Common Mistakes, Farming Efficiency Tips, and Weekly Clear Optimization

Even when you understand the Goldflame Qucusaur Tyrant’s patterns, small execution errors can quietly ruin clear times or turn a clean run into a resource drain. This section focuses on tightening those gaps so every clear is faster, safer, and more consistent across the week.

Common Mistakes That Drag Out the Fight

The most frequent mistake is overcommitting during aerial phases. Players often burn bursts while the Tyrant is hovering, only to whiff damage or lose uptime when it immediately disengages. Save high-impact abilities for landing recoveries, where the hitbox is stable and damage actually sticks.

Another trap is ignoring elemental application consistency. Inconsistent Hydro, Cryo, or Electro uptime slows shield-breaking and Goldflame Gauge control, which directly extends the fight. Teams that rely on sporadic reactions instead of steady application will feel punished as phases stretch longer.

Poor stamina management also kills runs. Sprint-spamming to dodge flame lines leaves you dry when a real emergency attack hits. Controlled walking, short dashes, and intentional iframe usage keep stamina available for the patterns that actually require it.

Elemental and Team-Building Missteps

Bringing pure Pyro damage is a common oversight. While raw DPS can still work, Pyro-heavy teams struggle against the Tyrant’s fire-aligned mechanics and inflated resistance windows. Hydro, Cryo, and Electro reactions provide far better consistency and safer shield control.

Another mistake is forcing fragile hyper-carries without protection. The Tyrant’s wide hitboxes and delayed explosions punish glass cannons with no shields or damage reduction. Slotting a shielder or interruption resistance unit often improves clear speed more than squeezing in extra theoretical DPS.

Healers without off-field utility are also inefficient here. If a unit only heals and contributes no reactions, buffs, or damage, you’re effectively fighting with three characters. Prioritize sustain that adds something during DPS windows, even if the healing is slightly weaker.

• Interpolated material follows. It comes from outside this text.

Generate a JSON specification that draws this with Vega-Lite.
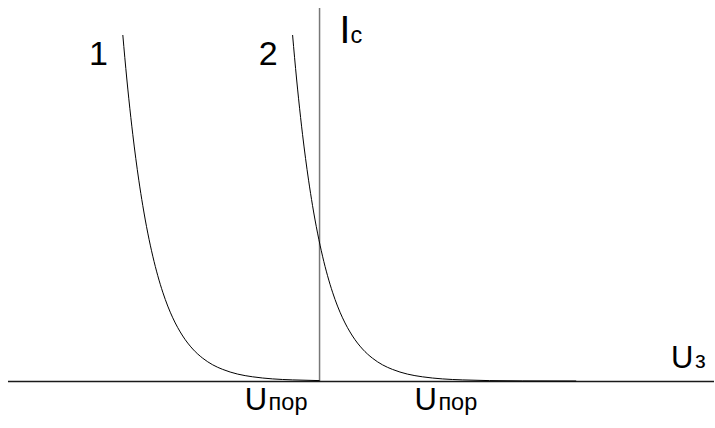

Efficient Farming and Resin Optimization

For farming sessions, consistency beats speedrun attempts. A 90-second clear you can repeat flawlessly is better than a risky 60-second run that occasionally wipes. Stable teams reduce food usage, revive costs, and mental fatigue over long farming sessions.

Open with skills instead of bursts to feel out the opening pattern. If the Tyrant opens aggressively, you haven’t wasted cooldowns; if it commits early, you can escalate into full rotation. This adaptive opener saves time across multiple clears.

Teleport positioning matters more than most players realize. Resetting the fight with the boss pulled toward uneven terrain or camera-unfriendly angles increases mistake risk. Take a second to reposition after loading in so your first engagement starts clean.

Weekly Clear Optimization and Long-Term Planning

If you’re clearing weekly or on cooldown resets, plan your teams around minimal downtime between runs. Characters with flexible rotations and short cooldowns maintain performance even when bursts aren’t perfectly aligned every attempt. This keeps efficiency high across multiple clears in one session.

Track which characters take the most chip damage. Swapping one artifact set for extra HP or ER can prevent cumulative mistakes later in the week. Weekly optimization isn’t about peak damage once, but maintaining control across repeated fights.

Finally, don’t rush the final phase. Many failed clears happen when players panic after seeing the Tyrant’s aggressive end-patterns. Stick to the same punish windows you’ve used all fight, and let muscle memory carry you through.

Mastering the Goldflame Qucusaur Tyrant isn’t about brute force; it’s about respect for its rhythm. Clean positioning, disciplined bursts, and smart farming habits turn a chaotic boss into a predictable source of materials. Play it methodically, and each clear becomes faster than the last.